Plan Your Writing Process

Planning your writing process is important. There are many steps to planning a writing process and each will depend on the subject you’re writing on and your situation.

Without some sort of planning it is hard to get started and to get into a state where you simply know what you are going to write. These are my ideas of how you could structure your planning and writing process:

  1. Start by planning your time. Make a realistic schedule of your working time and make room for breaks.
  2. Do research—but don’t overdo it. Start out by doing some research, but remember that you do not need to go through every detail in the subject before you start your writing. You can always come back to the research again at a later point.
  3. Start by writing about your motivation along with making some preliminary notes on the subject. This will help you getting into the subject.
  4. Make an outline of your writing. Don’t spend too much time on it. You should, however, modify it along as you progress.
  5. Start writing short paragraphs and remember to take a break once in a while to let your ideas develop in your brain. Only use nonstop writing if it works for you.
  6. Do more research by talking to other people about the subject if you can. Also make sure to go back to your outline once in a while and modify as you get new ideas.

If You Want to Write Nonstop

A really good exercise to quickly bring you into flow writing is to use nonstop writing. The whole idea is that you divide your writing process up in two processes. The first process is getting words down on the paper and the second part is to edit it.

Here is how to do it:

  1. You set a timer for the time you would like to write. Start out with 5 minutes and increase it to 10 or maybe 15 minutes as you get used to the process. And then start to write. You are not allowed to edit anything—not even spelling mistakes. You simply write nonstop what comes to your mind about the subject. Don’t stop until the time runs out.
  2. When the timer stops you are going to edit your text. Sometimes your text will be completely useless, but very often large parts of your text will be really good. Some of it may require heavy editing, but that doesn’t matter as long as you get some thoughts down on the paper.

Often it is very hard not to edit your text while you are writing. In that case you could change the background color of your text editor to the same color as the text. This will force you not to focus on what you have already written, but instead focus on what you are going to write.

Clear Away Distractions and Change Your Environment

A very important issue is to clear away distractions.

While you are writing, disconnect from the Internet, turn of your cellphone and clear your desk. I also use a text editor called FocusWriter. This text editor allows you to completely focus on your text by taking up the entire screen with nothing but a black background and your text in white.

Another trick to regain inspiration, focus and creativity is to get away from your usual environment.

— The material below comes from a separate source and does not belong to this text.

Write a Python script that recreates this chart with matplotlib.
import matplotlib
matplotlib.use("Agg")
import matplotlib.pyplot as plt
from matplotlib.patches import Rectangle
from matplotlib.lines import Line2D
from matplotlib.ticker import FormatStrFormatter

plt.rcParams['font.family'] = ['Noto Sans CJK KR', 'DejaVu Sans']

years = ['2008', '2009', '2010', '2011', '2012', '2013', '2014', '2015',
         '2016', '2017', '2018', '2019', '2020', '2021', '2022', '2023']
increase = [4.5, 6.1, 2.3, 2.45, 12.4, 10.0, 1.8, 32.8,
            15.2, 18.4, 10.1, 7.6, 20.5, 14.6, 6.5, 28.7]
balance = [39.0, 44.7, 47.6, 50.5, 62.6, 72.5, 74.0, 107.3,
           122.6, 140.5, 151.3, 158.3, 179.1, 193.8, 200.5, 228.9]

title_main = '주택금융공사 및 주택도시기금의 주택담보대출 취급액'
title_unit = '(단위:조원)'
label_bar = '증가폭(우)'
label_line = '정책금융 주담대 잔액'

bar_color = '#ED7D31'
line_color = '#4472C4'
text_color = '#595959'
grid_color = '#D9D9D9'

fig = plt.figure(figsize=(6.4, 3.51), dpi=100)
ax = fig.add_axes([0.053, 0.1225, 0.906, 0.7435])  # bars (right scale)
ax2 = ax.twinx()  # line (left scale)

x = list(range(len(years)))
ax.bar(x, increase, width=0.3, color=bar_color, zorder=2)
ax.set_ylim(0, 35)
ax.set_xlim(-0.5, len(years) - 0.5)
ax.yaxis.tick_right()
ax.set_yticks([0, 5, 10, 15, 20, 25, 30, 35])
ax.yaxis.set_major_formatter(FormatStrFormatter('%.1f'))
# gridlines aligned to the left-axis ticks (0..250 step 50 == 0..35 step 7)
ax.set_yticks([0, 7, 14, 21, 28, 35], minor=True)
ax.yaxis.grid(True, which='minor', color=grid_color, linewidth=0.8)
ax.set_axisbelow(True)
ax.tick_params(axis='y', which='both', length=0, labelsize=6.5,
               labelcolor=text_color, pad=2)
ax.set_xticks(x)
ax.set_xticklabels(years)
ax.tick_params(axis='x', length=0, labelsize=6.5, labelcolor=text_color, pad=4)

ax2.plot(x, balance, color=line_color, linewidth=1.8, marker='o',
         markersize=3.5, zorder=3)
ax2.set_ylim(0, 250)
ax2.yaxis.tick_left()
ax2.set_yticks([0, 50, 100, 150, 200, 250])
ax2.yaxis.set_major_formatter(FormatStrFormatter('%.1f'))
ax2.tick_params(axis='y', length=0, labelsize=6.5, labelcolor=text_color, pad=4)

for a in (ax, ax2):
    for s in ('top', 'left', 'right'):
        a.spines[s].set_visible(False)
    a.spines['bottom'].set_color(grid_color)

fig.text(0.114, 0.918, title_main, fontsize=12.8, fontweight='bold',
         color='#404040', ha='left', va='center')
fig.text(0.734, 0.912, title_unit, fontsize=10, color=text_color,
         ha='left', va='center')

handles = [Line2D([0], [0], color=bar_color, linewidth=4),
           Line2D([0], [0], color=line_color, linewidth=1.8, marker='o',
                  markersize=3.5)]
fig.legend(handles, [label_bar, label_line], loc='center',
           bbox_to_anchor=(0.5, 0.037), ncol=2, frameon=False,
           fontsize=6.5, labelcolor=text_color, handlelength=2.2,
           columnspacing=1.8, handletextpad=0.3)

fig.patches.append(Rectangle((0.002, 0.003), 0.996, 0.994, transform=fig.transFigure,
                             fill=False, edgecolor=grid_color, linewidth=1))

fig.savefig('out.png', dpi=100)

Go to a cafe or a library and bring your laptop. This change of environment could help you to regain focus on your writing.

How do you get into a flow state with your writing? 

About the Author: Mikkel Kongsfelt is at blogger at WhyLiving.net. He is currently writing and researching about finding cheap insurance.

Image courtesy of Jordanhill School D&T Dept

{ 5 comments… read them below or add one }

1 Daphne Gray-Grant January 5, 2013 at 10:34 am

Some interesting suggestions, here, Mikkel. I have two other suggestions. Instead of outlining, try mindmapping. This essential technique keeps you working in the CREATIVE part of your brain, rather than the linear and logical part. Here is a post I’ve written on mindmapping: http://bit.ly/HHN5gb

Also, don’t ever start editing after only five to 10 minutes of writing! That’s way too soon. Instead, try to take at least a day before editing. This crucial “incubation” period allows you to approach your text with fresh eyes. If you’re writing on deadline and can’t afford to take a day, at the very least go and do something else (distracting) for at least an hour. Go for lunch. Go for a walk. Go write a different story. THEN, you can edit!

2 Mikkel Kongsfelt January 6, 2013 at 4:19 am

Thank you for your great suggestions Daphne. I guess that with regards to the mindmapping it very much depends on what state you are at in your work. I like to do mindmapping in the early process long before actually writing something. When starting to write I personally like to do an outline instead. The makes the process of actually writing the bits and pieces for the final text a lot easier.

Your are completely right with editing. But i would write for 10 minutes. Quickly look it through and edit it for 5 minutes. Also to get my mind working the next part to write. Then i would write for another 10 minutes and continue the process until i finish the work. Then… I would leave it for an hour or even days as you suggest before the final editing.

3 Jennifer January 6, 2013 at 8:43 am

@Mikkel Me too. I do use mind mapping as part of my process, but early on to do brainstorming. After that I create an outline to work from because I can’t work from a mind map. While they are very useful for brainstorming, I need more organization to actually do the writing.

4 Rich Furman January 21, 2013 at 8:02 pm

Not only is the post thoughtful and helpful, but the comments as well. From my experience coaching academics on their scholarly writing, I can tell you that one of the most critical mistakes that even highly trained PhDs make is editing while they are writing. While I have no scientific evidence to back it up, I do believe that most functions of writing and must functions of editing depending on different parts of the brain, and most certainly different neural networks. I have seen huge gains in productivity just from not editing until after one is done writing. How does one know when they are done and ready to move on? I think takes practice to figure out, but the guidance of not editing until the following day is good.

I do think though, that one can move into an editing space once they feel as if they cannot “write” any more.

5 Mikkel Kongsfelt April 11, 2013 at 6:30 am

Very good comment Rich, and thank you for the nice words about my post!

I certainly agree that writing and editing is to things requiring, if not a different part of the brain, then at least a different way of thinking about the process.